Perché leggere ancora oggi questo libro?
Forse perché la tanto sbandierata “parità di diritti”, non è poi così vera come vogliono farci credere (soprattutto in certe Nazioni).
Basti pensare alla scottante questione delle “madri surrogate” o “utero in affitto”, che proprio in questi giorni sta accendendo focosi dibattiti fra l’opinione pubblica in Italia (in vista anche della volontà di emanare una legge, che neghi la possibilità di accedere a questa pratica, proposta dall’ On. in carica alla Commissione delle pari opportunità, L. Sergiacomi).
Io ritengo che questa pratica, moderna e allo stesso tempo antichissima (per il concetto che porta con sé), vada a ledere due soggetti: la donna e il bambino. Innanzitutto le madri surrogata vanno spesso incontro a malattie e spesso alla morte, e con questo “lavoro” vengono trattate come meri corpi da sfruttare, senza tener conto della loro persona in toto (addirittura, in alcuni Stati, viene loro proibito di porre le proprie mani sul ventre, per evitare che si affezionino al futuro nascituro); in secondo luogo, il bambino diventa semplicemente un pacco, un oggetto da acquistare, per compiacere all’amore egoistico di una coppia (potremmo pensare a quanto sosteneva Schopenhauer: uomo e donna si uniscono solo per la volontà di riprodursi e portar avanti la propria specie. Per l’appunto una forma egoistica d’amore, ben lontano dall’amore disinteressato – agàpe – che dovrebbe essere alla base di qualsiasi tipo di relazione umana, in particolare quella nei confronti di un figlio.
Perché, dunque, non fare veramente un atto d’amore verso il prossimo e adottare bambini, che vivono in orfanotrofi, in Paesi sottosviluppati o in famiglie tossiche?

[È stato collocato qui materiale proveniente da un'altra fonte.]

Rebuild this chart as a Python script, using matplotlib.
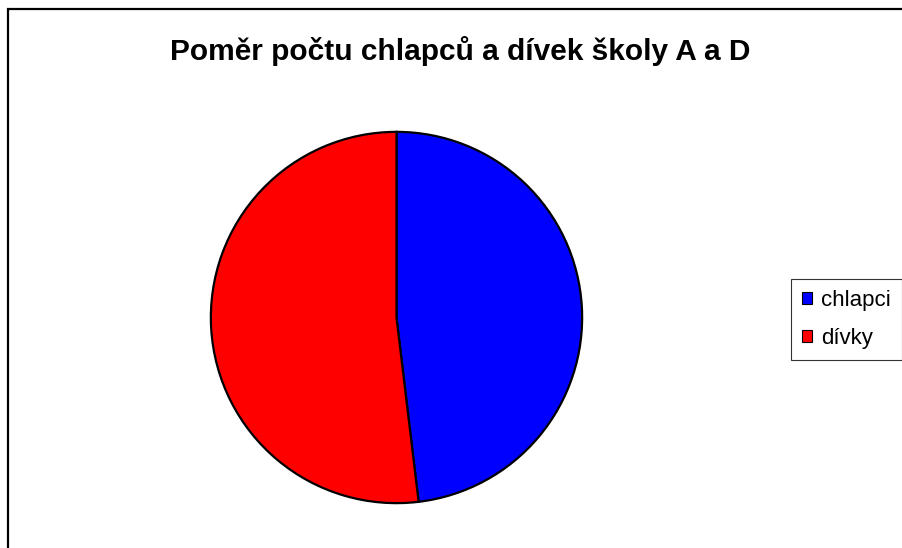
import matplotlib
matplotlib.use('Agg')
import matplotlib.pyplot as plt
from matplotlib.patches import Rectangle, Patch

plt.rcParams['font.family'] = ['Liberation Sans', 'DejaVu Sans']

# Data
categories = ['chlapci', 'dívky']
values = [48.1, 51.9]
colors = ['#0000ff', '#ff0000']
title = 'Poměr počtu chlapců a dívek školy A a D'

W, H = 902, 548
fig = plt.figure(figsize=(W / 100, H / 100), dpi=100)

# Pie area in pixels: x 209..584, y 130..505
ax = fig.add_axes([209 / W, (H - 505) / H, 375 / W, 375 / H])
ax.pie(values, colors=colors, startangle=90, counterclock=False, radius=1,
       wedgeprops=dict(edgecolor='black', linewidth=1.6))
ax.set_xlim(-1.01, 1.01)
ax.set_ylim(-1.01, 1.01)
ax.set_aspect('auto')
ax.axis('off')

# Title
fig.text(460 / W, 1 - 51 / H, title, ha='center', va='center',
         fontsize=21.5, fontweight='bold')

# Outer chart border (only left/top visible in the crop)
fig.add_artist(Rectangle((8 / W, -0.1), 1.2, 1.1 - 9 / H,
                         transform=fig.transFigure, fill=False,
                         edgecolor='black', linewidth=1.6))

# Legend
handles = [Patch(facecolor=c, edgecolor='black', linewidth=0.8) for c in colors]
leg = fig.legend(handles, categories, loc='upper left',
                 bbox_to_anchor=(791 / W, 1 - 279 / H),
                 fontsize=16, frameon=True, fancybox=False,
                 handlelength=0.45, handleheight=0.45, handletextpad=0.4,
                 labelspacing=0.75, borderpad=0.5, borderaxespad=0)
leg.get_frame().set_edgecolor('black')
leg.get_frame().set_linewidth(0.8)

fig.savefig('out.png', dpi=100)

Forse perché il percorso da intraprendere per l’adozione implica tempi lunghi e logoranti, incontri con terapeuti e medici? Certamente è più facile pagare ed ottenere ciò che si desidera nell’immediato e con assoluta certezza a tutti i costi. Dopotutto è così che funziona di questi tempi, no? Tutto e subito!
Vorrei inoltre sottolineare la forte contraddizione a cui vanno incontro, coloro i quali fino a ieri hanno aspramente battagliato in favore dell’aborto (in nome della protezione della donna) e ora sono favorevoli allo sfruttamento becero del corpo femminile.
Dov’è rimasta la coerenza? Si cavalca forse l’onda del momento, come banderuole mosse dal vento?